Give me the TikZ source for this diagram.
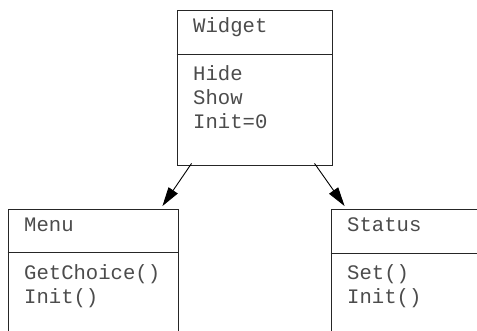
\documentclass[tikz,border=0pt]{standalone}
\usepackage{fontspec}
\setmonofont{Liberation Mono}
\usetikzlibrary{arrows.meta,calc}
\tikzset{
  classbox/.style={draw=black!85, line width=0.9pt, rectangle, inner sep=0pt},
  classtext/.style={font=\ttfamily\fontsize{20.6}{24}\selectfont, text=black!70, anchor=base west, inner sep=0pt},
  inherit/.style={draw=black, line width=0.9pt, -{Triangle[length=19pt,width=11pt]}}
}
\begin{document}
\begin{tikzpicture}[x=1pt,y=1pt]
  \useasboundingbox (0,0) rectangle (477,331);
  \clip (0,0) rectangle (477,331);
  \fill[white] (0,0) rectangle (477,331);

  % base class
  \node[classbox, minimum width=155pt, minimum height=155pt] (widget) at (254.5,243.5) {};
  \draw[black!85, line width=0.9pt] ($(widget.north west)+(0,-45)$) -- ($(widget.north east)+(0,-45)$);
  \node[classtext] (wname) at (193,298) {Widget};
  \node[classtext] (wop1) at (193,250) {Hide};
  \node[classtext] (wop2) at (193,226) {Show};
  \node[classtext] (wop3) at (193,202) {Init=0};

  % derived classes (boxes continue below the frame)
  \node[classbox, minimum width=170pt, minimum height=160pt] (menu) at (93,42) {};
  \draw[black!85, line width=0.9pt] ($(menu.north west)+(0,-44)$) -- ($(menu.north east)+(0,-44)$);
  \node[classtext] (mname) at (24,99) {Menu};
  \node[classtext] (mop1) at (24,51) {GetChoice()};
  \node[classtext] (mop2) at (24,27) {Init()};

  \node[classbox, minimum width=170pt, minimum height=160pt] (status) at (416,42) {};
  \draw[black!85, line width=0.9pt] ($(status.north west)+(0,-45)$) -- ($(status.north east)+(0,-45)$);
  \node[classtext] (sname) at (347,99) {Status};
  \node[classtext] (sop1) at (347,51) {Set()};
  \node[classtext] (sop2) at (347,27) {Init()};

  % inheritance arrows
  \coordinate (wl) at ($(widget.south west)+(15,2)$);
  \coordinate (wr) at ($(widget.south west)+(138,2)$);
  \coordinate (mt) at ($(menu.north east)+(-16,2.5)$);
  \coordinate (st) at ($(status.north west)+(14,2.5)$);
  \draw[inherit] (wl) -- (mt);
  \draw[inherit] (wr) -- (st);
\end{tikzpicture}
\end{document}
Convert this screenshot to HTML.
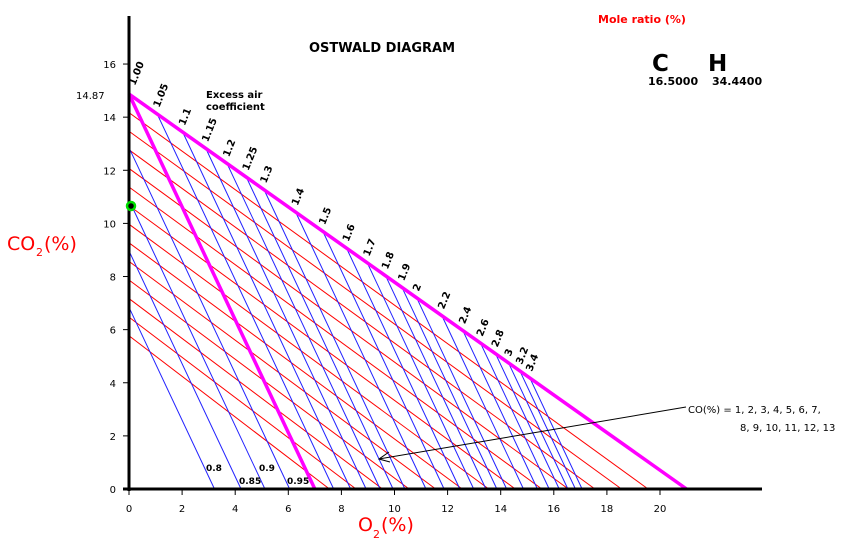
<!DOCTYPE html>
<html><head><meta charset="utf-8"><style>
html,body{margin:0;padding:0;background:#fff;}
svg{display:block;font-family:"DejaVu Sans","Liberation Sans",sans-serif;}
</style></head><body>
<svg id="s" width="843" height="556" viewBox="0 0 843 556" xmlns="http://www.w3.org/2000/svg">
<g id="g"></g>
<text x="382" y="52" font-size="13" font-weight="bold" text-anchor="middle">OSTWALD DIAGRAM</text>
<text x="206" y="98" font-size="10" font-weight="bold">Excess air</text>
<text x="206" y="110" font-size="10" font-weight="bold">coefficient</text>
<text x="76" y="99" font-size="10">14.87</text>
<text x="598" y="23" font-size="11" font-weight="bold" fill="#f00">Mole ratio (%)</text>
<text x="652" y="71" font-size="23" font-weight="bold">C</text>
<text x="708" y="71" font-size="23" font-weight="bold">H</text>
<text x="648" y="85" font-size="11" font-weight="bold">16.5000</text>
<text x="712" y="85" font-size="11" font-weight="bold">34.4400</text>
<text x="688" y="413" font-size="10">CO(%) = 1, 2, 3, 4, 5, 6, 7,</text>
<text x="740" y="431" font-size="10">8, 9, 10, 11, 12, 13</text>
<text x="7" y="250" font-size="19" fill="#f00">CO</text>
<text x="36" y="256" font-size="11" fill="#f00">2</text>
<text x="44" y="250" font-size="19" fill="#f00">(%)</text>
<text x="358" y="531" font-size="19" fill="#f00">O</text>
<text x="373" y="538" font-size="11" fill="#f00">2</text>
<text x="381" y="531" font-size="19" fill="#f00">(%)</text>
<text x="206" y="471" font-size="9" font-weight="bold">0.8</text>
<text x="239" y="484" font-size="9" font-weight="bold">0.85</text>
<text x="259" y="471" font-size="9" font-weight="bold">0.9</text>
<text x="287" y="484" font-size="9" font-weight="bold">0.95</text>
</svg>
<script>
var g=document.getElementById('g'),NS='http://www.w3.org/2000/svg';
function X(v){return 129+v*26.55;}function Y(v){return 489-v*26.56;}
function el(t,a,txt){var e=document.createElementNS(NS,t);for(var k in a)e.setAttribute(k,a[k]);if(txt!==undefined)e.textContent=txt;g.appendChild(e);return e;}
function L(x1,y1,x2,y2,c,w){el('line',{x1:X(x1),y1:Y(y1),x2:X(x2),y2:Y(y2),stroke:c,'stroke-width':w});}
var T=14.87,S=T/7;
for(var k=1;k<=13;k++)L(0,T-0.7*k,20.55-k,0,'#f00',1);
[3.22,4.22,5.12,6.05].forEach(function(x){L(0,x*S,x,0,'#22f',1);});
var lam=[1.05,1.1,1.15,1.2,1.25,1.3,1.4,1.5,1.6,1.7,1.8,1.9,2,2.2,2.4,2.6,2.8,3,3.2,3.4];
lam.forEach(function(l){var o=21*(l-1)/(l-0.062);var c=T*(1-o/21);L(o,c,o+c/S,0,'#22f',1);
 var px=X(o)+2,py=Y(c)-6;el('text',{x:px,y:py,'font-size':10,'font-weight':'bold',transform:'rotate(-68 '+px+' '+py+')'},String(l));});
L(0,T,21,0,'#f0f',3.5);L(0,T,7,0,'#f0f',3.5);
el('text',{x:X(0)+6,y:Y(T)-8,'font-size':10,'font-weight':'bold',transform:'rotate(-68 '+(X(0)+6)+' '+(Y(T)-8)+')'},'1.00');
el('line',{x1:129,y1:16,x2:129,y2:491,stroke:'#000','stroke-width':3});
el('line',{x1:123,y1:489,x2:762,y2:489,stroke:'#000','stroke-width':3});
for(var i=0;i<=20;i+=2){el('line',{x1:X(i),y1:489,x2:X(i),y2:495,stroke:'#000'});el('text',{x:X(i),y:512,'font-size':10,'text-anchor':'middle'},String(i));}
for(var i=0;i<=16;i+=2){el('line',{x1:123,y1:Y(i),x2:129,y2:Y(i),stroke:'#000'});el('text',{x:116,y:Y(i)+4,'font-size':10,'text-anchor':'end'},String(i));}
el('line',{x1:686,y1:407,x2:379,y2:459,stroke:'#000','stroke-width':1});
el('polyline',{points:'389,452 379,459 390,462',fill:'none',stroke:'#000'});
el('circle',{cx:131,cy:206,r:4,fill:'#000',stroke:'#0d0','stroke-width':2.5});
</script>
</body></html>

--------------------

### Direction
Exclude every picture and copy the remaining data exactly.

### Expected answer
Give me the TikZ source for this diagram.
\documentclass[tikz,border=0pt]{standalone}
\usepackage{fontspec}
\setmonofont{Liberation Mono}
\usetikzlibrary{arrows.meta,calc}
\tikzset{
  classbox/.style={draw=black!85, line width=0.9pt, rectangle, inner sep=0pt},
  classtext/.style={font=\ttfamily\fontsize{20.6}{24}\selectfont, text=black!70, anchor=base west, inner sep=0pt},
  inherit/.style={draw=black, line width=0.9pt, -{Triangle[length=19pt,width=11pt]}}
}
\begin{document}
\begin{tikzpicture}[x=1pt,y=1pt]
  \useasboundingbox (0,0) rectangle (477,331);
  \clip (0,0) rectangle (477,331);
  \fill[white] (0,0) rectangle (477,331);

  % base class
  \node[classbox, minimum width=155pt, minimum height=155pt] (widget) at (254.5,243.5) {};
  \draw[black!85, line width=0.9pt] ($(widget.north west)+(0,-45)$) -- ($(widget.north east)+(0,-45)$);
  \node[classtext] (wname) at (193,298) {Widget};
  \node[classtext] (wop1) at (193,250) {Hide};
  \node[classtext] (wop2) at (193,226) {Show};
  \node[classtext] (wop3) at (193,202) {Init=0};

  % derived classes (boxes continue below the frame)
  \node[classbox, minimum width=170pt, minimum height=160pt] (menu) at (93,42) {};
  \draw[black!85, line width=0.9pt] ($(menu.north west)+(0,-44)$) -- ($(menu.north east)+(0,-44)$);
  \node[classtext] (mname) at (24,99) {Menu};
  \node[classtext] (mop1) at (24,51) {GetChoice()};
  \node[classtext] (mop2) at (24,27) {Init()};

  \node[classbox, minimum width=170pt, minimum height=160pt] (status) at (416,42) {};
  \draw[black!85, line width=0.9pt] ($(status.north west)+(0,-45)$) -- ($(status.north east)+(0,-45)$);
  \node[classtext] (sname) at (347,99) {Status};
  \node[classtext] (sop1) at (347,51) {Set()};
  \node[classtext] (sop2) at (347,27) {Init()};

  % inheritance arrows
  \coordinate (wl) at ($(widget.south west)+(15,2)$);
  \coordinate (wr) at ($(widget.south west)+(138,2)$);
  \coordinate (mt) at ($(menu.north east)+(-16,2.5)$);
  \coordinate (st) at ($(status.north west)+(14,2.5)$);
  \draw[inherit] (wl) -- (mt);
  \draw[inherit] (wr) -- (st);
\end{tikzpicture}
\end{document}
Convert this screenshot to HTML.
<!DOCTYPE html>
<html><head><meta charset="utf-8"><style>
html,body{margin:0;padding:0;background:#fff;}
svg{display:block;font-family:"DejaVu Sans","Liberation Sans",sans-serif;}
</style></head><body>
<svg id="s" width="843" height="556" viewBox="0 0 843 556" xmlns="http://www.w3.org/2000/svg">
<g id="g"></g>
<text x="382" y="52" font-size="13" font-weight="bold" text-anchor="middle">OSTWALD DIAGRAM</text>
<text x="206" y="98" font-size="10" font-weight="bold">Excess air</text>
<text x="206" y="110" font-size="10" font-weight="bold">coefficient</text>
<text x="76" y="99" font-size="10">14.87</text>
<text x="598" y="23" font-size="11" font-weight="bold" fill="#f00">Mole ratio (%)</text>
<text x="652" y="71" font-size="23" font-weight="bold">C</text>
<text x="708" y="71" font-size="23" font-weight="bold">H</text>
<text x="648" y="85" font-size="11" font-weight="bold">16.5000</text>
<text x="712" y="85" font-size="11" font-weight="bold">34.4400</text>
<text x="688" y="413" font-size="10">CO(%) = 1, 2, 3, 4, 5, 6, 7,</text>
<text x="740" y="431" font-size="10">8, 9, 10, 11, 12, 13</text>
<text x="7" y="250" font-size="19" fill="#f00">CO</text>
<text x="36" y="256" font-size="11" fill="#f00">2</text>
<text x="44" y="250" font-size="19" fill="#f00">(%)</text>
<text x="358" y="531" font-size="19" fill="#f00">O</text>
<text x="373" y="538" font-size="11" fill="#f00">2</text>
<text x="381" y="531" font-size="19" fill="#f00">(%)</text>
<text x="206" y="471" font-size="9" font-weight="bold">0.8</text>
<text x="239" y="484" font-size="9" font-weight="bold">0.85</text>
<text x="259" y="471" font-size="9" font-weight="bold">0.9</text>
<text x="287" y="484" font-size="9" font-weight="bold">0.95</text>
</svg>
<script>
var g=document.getElementById('g'),NS='http://www.w3.org/2000/svg';
function X(v){return 129+v*26.55;}function Y(v){return 489-v*26.56;}
function el(t,a,txt){var e=document.createElementNS(NS,t);for(var k in a)e.setAttribute(k,a[k]);if(txt!==undefined)e.textContent=txt;g.appendChild(e);return e;}
function L(x1,y1,x2,y2,c,w){el('line',{x1:X(x1),y1:Y(y1),x2:X(x2),y2:Y(y2),stroke:c,'stroke-width':w});}
var T=14.87,S=T/7;
for(var k=1;k<=13;k++)L(0,T-0.7*k,20.55-k,0,'#f00',1);
[3.22,4.22,5.12,6.05].forEach(function(x){L(0,x*S,x,0,'#22f',1);});
var lam=[1.05,1.1,1.15,1.2,1.25,1.3,1.4,1.5,1.6,1.7,1.8,1.9,2,2.2,2.4,2.6,2.8,3,3.2,3.4];
lam.forEach(function(l){var o=21*(l-1)/(l-0.062);var c=T*(1-o/21);L(o,c,o+c/S,0,'#22f',1);
 var px=X(o)+2,py=Y(c)-6;el('text',{x:px,y:py,'font-size':10,'font-weight':'bold',transform:'rotate(-68 '+px+' '+py+')'},String(l));});
L(0,T,21,0,'#f0f',3.5);L(0,T,7,0,'#f0f',3.5);
el('text',{x:X(0)+6,y:Y(T)-8,'font-size':10,'font-weight':'bold',transform:'rotate(-68 '+(X(0)+6)+' '+(Y(T)-8)+')'},'1.00');
el('line',{x1:129,y1:16,x2:129,y2:491,stroke:'#000','stroke-width':3});
el('line',{x1:123,y1:489,x2:762,y2:489,stroke:'#000','stroke-width':3});
for(var i=0;i<=20;i+=2){el('line',{x1:X(i),y1:489,x2:X(i),y2:495,stroke:'#000'});el('text',{x:X(i),y:512,'font-size':10,'text-anchor':'middle'},String(i));}
for(var i=0;i<=16;i+=2){el('line',{x1:123,y1:Y(i),x2:129,y2:Y(i),stroke:'#000'});el('text',{x:116,y:Y(i)+4,'font-size':10,'text-anchor':'end'},String(i));}
el('line',{x1:686,y1:407,x2:379,y2:459,stroke:'#000','stroke-width':1});
el('polyline',{points:'389,452 379,459 390,462',fill:'none',stroke:'#000'});
el('circle',{cx:131,cy:206,r:4,fill:'#000',stroke:'#0d0','stroke-width':2.5});
</script>
</body></html>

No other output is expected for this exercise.